In their search for better than average returns investors bypassed exposure to sectors – 10 of the 11 major EPFR Global-tracked Sector Fund groups posted outflows – but showed a willingness to look at country-specific equity funds.

Overall, bond funds posted inflows for the week of USD3.7bn while equity funds saw outflows of USD10.7bn. Money market funds absorbed USD7.9bn. YTD bond funds have taken in USD223.2bn and equity funds surrendered USD31.4bn versus an inflow of USD115.2bn and an outflow of USD4.4bn during the comparable period last year.

EPFR Global-tracked emerging market equity funds posted modest outflows for the second week running as retail investors’ redemption streak hit 21 consecutive weeks. Latin America and the diversified global emerging markets equity funds attracted some fresh money that was more than offset by outflows from EMEA and Asia ex-Japan equity funds.

In the case of Asia ex-Japan equity funds, which have experienced net redemptions 12 of the past 13 weeks, purely regional funds suffered from concerns that slowing US and European growth will cut into their demand for regional exports. But some country-specific fund groups fared quite well with China equity funds posting their biggest weekly inflow since mid-February, Taiwan equity funds snapping a two week outflow streak and India equity funds recording inflows for only the third time since the first week of March.

EMEA equity funds, meanwhile, were again buffeted by the usual headwinds: weak commodity prices, the Eurozone debt crisis and the political tensions in the Middle East.

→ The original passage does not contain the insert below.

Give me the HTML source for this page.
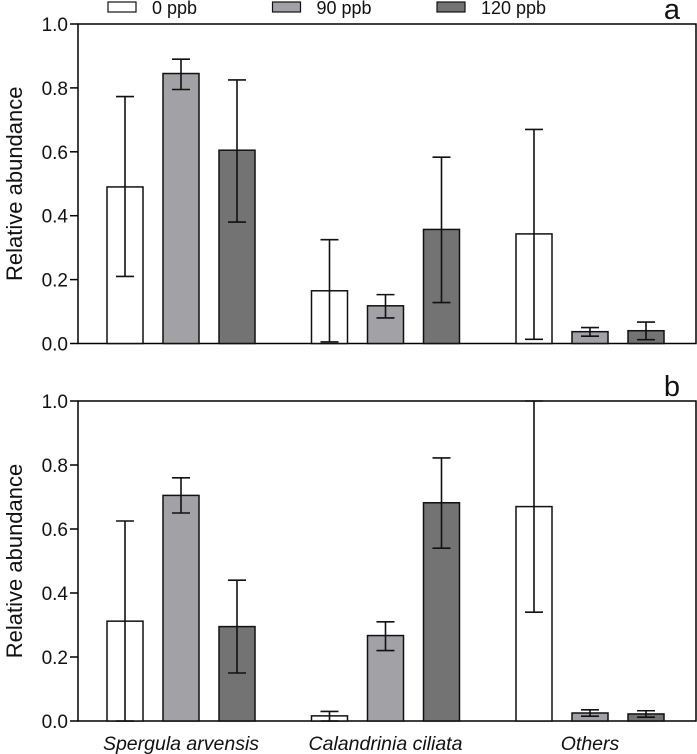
<!DOCTYPE html>
<html><head><meta charset="utf-8"><style>
body{margin:0;background:#fff}
svg{display:block;font-family:"Liberation Sans",sans-serif}
</style></head><body>
<svg id="c" width="697" height="754"></svg>
<script>
const categories=["Spergula arvensis","Calandrinia ciliata","Others"];
const seriesNames=["0 ppb","90 ppb","120 ppb"];
const aMean=[[0.49,0.845,0.605],[0.165,0.118,0.357],[0.343,0.037,0.04]];
const aLo=[[0.21,0.795,0.38],[0.005,0.08,0.128],[0.013,0.023,0.012]];
const aHi=[[0.773,0.89,0.825],[0.325,0.153,0.583],[0.67,0.05,0.067]];
const bMean=[[0.312,0.705,0.295],[0.016,0.267,0.682],[0.67,0.025,0.022]];
const bLo=[[0,0.65,0.15],[0,0.22,0.54],[0.34,0.015,0.012]];
const bHi=[[0.625,0.76,0.44],[0.03,0.31,0.822],[1.0,0.035,0.032]];
const yTicks=["0.0","0.2","0.4","0.6","0.8","1.0"];
const fills=["#ffffff","#a2a2a6","#737373"];
const svg=document.getElementById('c');
const NS='http://www.w3.org/2000/svg';
function mk(t,a,p){const e=document.createElementNS(NS,t);for(const k in a)e.setAttribute(k,a[k]);(p||svg).appendChild(e);return e;}
const X0=78,X1=696;
function xBar(g,s){return 107+g*204.5+s*56;}
const BW=36;
function panel(name,top,bot,mean,lo,hi,letter){
  const g=mk('g',{});
  
  
  const y=v=>bot-v*(bot-top);
  const box=mk('rect',{x:X0,y:top,width:X1-X0,height:bot-top,fill:'none',stroke:'#000','stroke-width':1.5},g);
  
  
  yTicks.forEach(t=>{const v=parseFloat(t);
    const tk=mk('line',{x1:70,x2:X0,y1:y(v),y2:y(v),stroke:'#000','stroke-width':1.5},g);
    
    
    const tx=mk('text',{x:68,y:y(v)+7,'text-anchor':'end','font-size':19,fill:'#111'},g);tx.textContent=t;
    
    
  });
  const yt=mk('text',{x:0,y:0,transform:`translate(22,${(top+bot)/2}) rotate(-90)`,'text-anchor':'middle','font-size':22,fill:'#111'},g);
  yt.textContent='Relative abundance';
  
  
  const lt=mk('text',{x:672,y:top-5,'text-anchor':'middle','font-size':29,fill:'#111'},g);lt.textContent=letter;
  
  
  for(let c=0;c<categories.length;c++)for(let s=0;s<3;s++){
    const x=xBar(c,s),m=mean[c][s];
    const r=mk('rect',{x:x,y:y(m),width:BW,height:bot-y(m),fill:fills[s],stroke:'#111','stroke-width':1.5},g);
    
    
    const cx=x+BW/2;
    const e=mk('path',{d:`M${cx},${y(lo[c][s])}V${y(hi[c][s])}M${cx-9},${y(hi[c][s])}h18M${cx-9},${y(lo[c][s])}h18`,stroke:'#111','stroke-width':1.6,fill:'none'},g);
    
    
  }
}
panel('a',24,343.5,aMean,aLo,aHi,'a');
panel('b',401,721,bMean,bLo,bHi,'b');
categories.forEach((c,i)=>{
  const t=mk('text',{x:xBar(i,1)+BW/2,y:750,'text-anchor':'middle','font-size':19.5,'font-style':'italic',fill:'#111'});
  t.textContent=c;
  
  
});
seriesNames.forEach((n,i)=>{
  const bx=108+i*164.5;
  const r=mk('rect',{x:bx,y:2,width:28,height:10,fill:fills[i],stroke:'#111','stroke-width':1.2});
  
  
  const t=mk('text',{x:bx+44,y:14,'font-size':18,fill:'#111'});t.textContent=n;
  
  
});
</script>
</body></html>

Russia equity funds posted outflows for the 13th time in the past 14 weeks, redemptions from emerging Europe regional equity funds hit an eight week high and South Africa equity funds saw the biggest outflows since late 4Q07.

The main emerging markets themes also continue to struggle. Dedicated BRIC (Brazil, Russia, India and China) equity funds saw their current outflow streak hit 20 straight weeks, investors pulled money out of frontier equity funds for the 13th straight week and funds under the CIVETS (Colombia, Indonesia, Vietnam, Egypt, Thailand and South Africa) umbrella posting outflows for the ninth time in the past 10 weeks.

Redemptions from EPFR Global-tracked developed market equity funds hit a YTD high during the week ending July 25 as investors digested the gloomy outlooks attached to many earnings reports and watched Spanish bond yields climb. All five of the major fund groups recorded outflows during the week ranging from USD81m for Pacific equity funds to USD8.9bn for US equity funds.

The outflow from US Equity Funds – a 35 week high – was again driven by a handful of large and small cap ETFs. Redemptions from actively managed funds totalled a modest USD267m, with non-ETF large cap growth funds extending their current inflow streak to seven weeks and USD2.8bn, and US dividend equity funds took in a net USD702m.

Europe equity funds recorded outflows for the third straight week. But institutional investors remain optimistic that the unrelenting stream of bad-to-dire macroeconomic data will force European policymakers to finally do what is needed to arrest the three-year old debt crisis. While retail redemptions climbed to a five week high, institutional investors committed money to these funds for the fifth time in the past six weeks.

With the Bank of Japan seemingly back on the sidelines, institutional flows to Japan equity funds have been negative three of the past four weeks. Overall redemptions from these funds hit a 16 week high as some early 2Q12 earnings reports confirmed the competitive drag exerted by a strong yen.

Investors pulled money out of both major diversified developed market equity fund groups, ending inflow steaks of two weeks for global bond funds and four weeks for Pacific equity funds.

Real estate sector funds continued to defy gravity, posting inflows during a week when the other 10 EPFR Global-tracked sector fund groups posted outflows ranging from USD16m to USD826m. The latest inflows pushed this fund group to the top of the list in terms of attracting fresh money YTD, with commodities sector funds slipped back into second place.

Both energy and commodities sector funds saw over USD800m pulled out as the outlook for global economic growth continued to cool. Commodities sector funds were also hobbled by the flat performance of gold in recent weeks, with gold and precious metals funds seeing their biggest collective outflow in nine weeks.

Elsewhere, technology sector funds saw retail investors redeem money for the 14th straight week ahead of bellwether Apple’s disappointing 2Q12 earnings report. Financial sector funds recorded outflows that were kept in check by expectations of further government support for the sector via interest rate cuts or quantitative easing.

Yield remained the lodestar for fixed income investors going into the final week of July. EPFR Global-tracked high yield bond funds saw their current inflow streak hit seven weeks and USD11.6bn, YTD flows into municipal bond funds pushed through the USD30bn level and mortgage backed bond funds recorded inflows for the 71st straight week. Emerging market bond funds took in fresh money for the seventh straight week.